Are there free AI social media tools? Most of the leaders have free tiers with limits — usable for evaluation, not enough for serious use. Captions has the most generous free tier. The cross-platform leaders (Sprout, Vista) require paid plans for meaningful usage.
How much does a credible 2026 social stack cost? Solo creator: $50–100/month (Vista Social + Opus Clip free tier or starter). Small business: $150–300/month (Vista or Sprout entry tier + Opus Clip + one platform-specific tool). Agency: $500+/month for multi-client workflows. Enterprise: $2,000+/month for Sprout + the full ecosystem.

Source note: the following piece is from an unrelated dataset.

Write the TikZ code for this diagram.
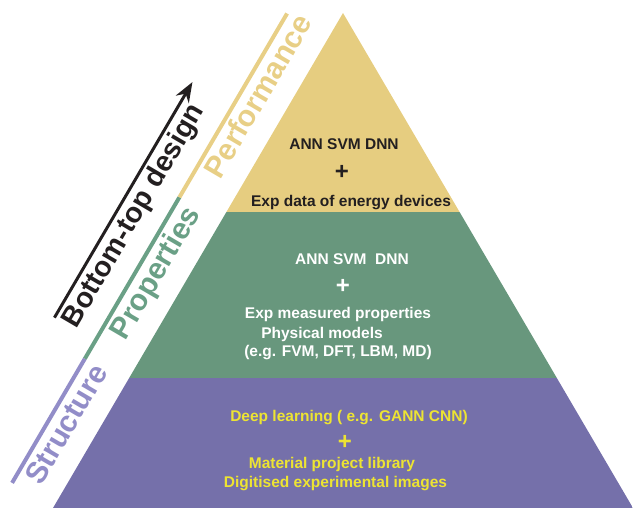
\documentclass[tikz,border=0pt]{standalone}
\usepackage{fontspec}
\setmainfont{Liberation Sans}
\usetikzlibrary{arrows.meta}
\definecolor{perf}{HTML}{E6CD80}
\definecolor{prop}{HTML}{68977D}
\definecolor{struc}{HTML}{7570AA}
\definecolor{perfline}{HTML}{E8CF86}
\definecolor{propline}{HTML}{6AA086}
\definecolor{strucline}{HTML}{928DC8}
\definecolor{ink}{HTML}{231F20}
\definecolor{lemon}{HTML}{EDE432}

\begin{document}
\begin{tikzpicture}[x=1pt,y=-1pt,
        side/.style={font=\bfseries\fontsize{30}{30}\selectfont,rotate=59.63,anchor=base west,inner sep=0pt},
        body/.style={font=\bfseries\fontsize{15.5}{19}\selectfont,anchor=base,inner sep=0pt},
        plus/.style={font=\bfseries\fontsize{24}{24}\selectfont,inner sep=0pt}]
        \useasboundingbox (0,0) rectangle (633,508);
        \scope
            \clip (343,13) -- (633,508) -- (53,508) -- cycle;
            \foreach \t/\b/\c in {0/212/perf,212/378/prop,378/508/struc} {
                \fill[\c] (0,\t) rectangle (633,\b);
            }
        \endscope
        % along the left edge: x runs up the edge, y points away from it
        \scope[shift={(53,508)},x={(0.5055pt,0.8628pt)},y={(-0.8628pt,0.5055pt)}]
            \foreach \a/\b/\s/\c/\l in {1/145/12/strucline/Structure,145/332/180/propline/Properties,332/545/367/perfline/Performance} {
                \draw[\c,line width=4pt] (\a,48) -- (\b,48);
                \node[side,text=\c] (\l) at (\s,21) {\l};
            }
            \coordinate (low) at (165,95);
            \coordinate (high) at (438,95);
            \draw[ink,line width=3pt,-{Stealth[length=20pt,width=15pt]}] (low) -- (high);
            \node[side,text=ink,font=\bfseries\fontsize{28.5}{30}\selectfont] (design) at (166,70) {Bottom-top design};
        \endscope
        \node[body,text=ink] (perfA) at (344,149.5) {ANN SVM DNN};
        \node[plus,text=ink] (perfB) at (342,172) {+};
        \node[body,text=ink] (perfC) at (351,207) {Exp data of energy devices};
        \node[body,text=white] (propA) at (352,265) {ANN SVM\ \ DNN};
        \node[plus,text=white] (propB) at (343,286) {+};
        \node[body,text=white] (propC) at (338,319) {Exp measured properties};
        \node[body,text=white] (propD) at (322,338) {Physical models};
        \node[body,text=white] (propE) at (338,357) {(e.g. FVM, DFT, LBM, MD)};
        \node[body,text=lemon] (strucA) at (349,421) {Deep learning ( e.g. GANN CNN)};
        \node[plus,text=lemon] (strucB) at (345,442) {+};
        \node[body,text=lemon] (strucC) at (332,468) {Material project library};
        \node[body,text=lemon] (strucD) at (335.5,487) {Digitised experimental images};
\end{tikzpicture}
\end{document}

Are AI clipping tools good enough to skip a video editor? For short-form clips of long-form content, increasingly yes — Opus Clip's output is competitive with junior-editor-level work. For original creative content, brand commercials, or anything where the editing IS the creative, human editors still win on judgment. Most teams use AI for the high-volume, low-craft work and keep human editors for hero pieces.
Do these tools work for B2B versus B2C? Mostly yes, but the playbooks differ. B2B social leans heavier on LinkedIn (Taplio) and long-form thought leadership; B2C leans heavier on TikTok and Reels (Opus Clip, Captions) plus paid social (AdCreative.ai). The cross-platform tools work for both; the platform-specific tools should be picked by where your audience actually lives.
Social media management in 2026 is a stack problem, not a single-tool problem. The teams getting real organic reach are running cross-platform infrastructure, dedicated short-form video AI, and platform-specific growth tools where it matters — and accepting that this means 3–5 subscriptions, not one all-in-one.
The biggest 2026 lever for most teams is short-form video repurposing. If you have long-form content (podcasts, webinars, talks, founder videos) and you aren't running Opus Clip or Captions on it, you're leaving real organic reach on the table — that's the highest-impact addition for most existing social workflows.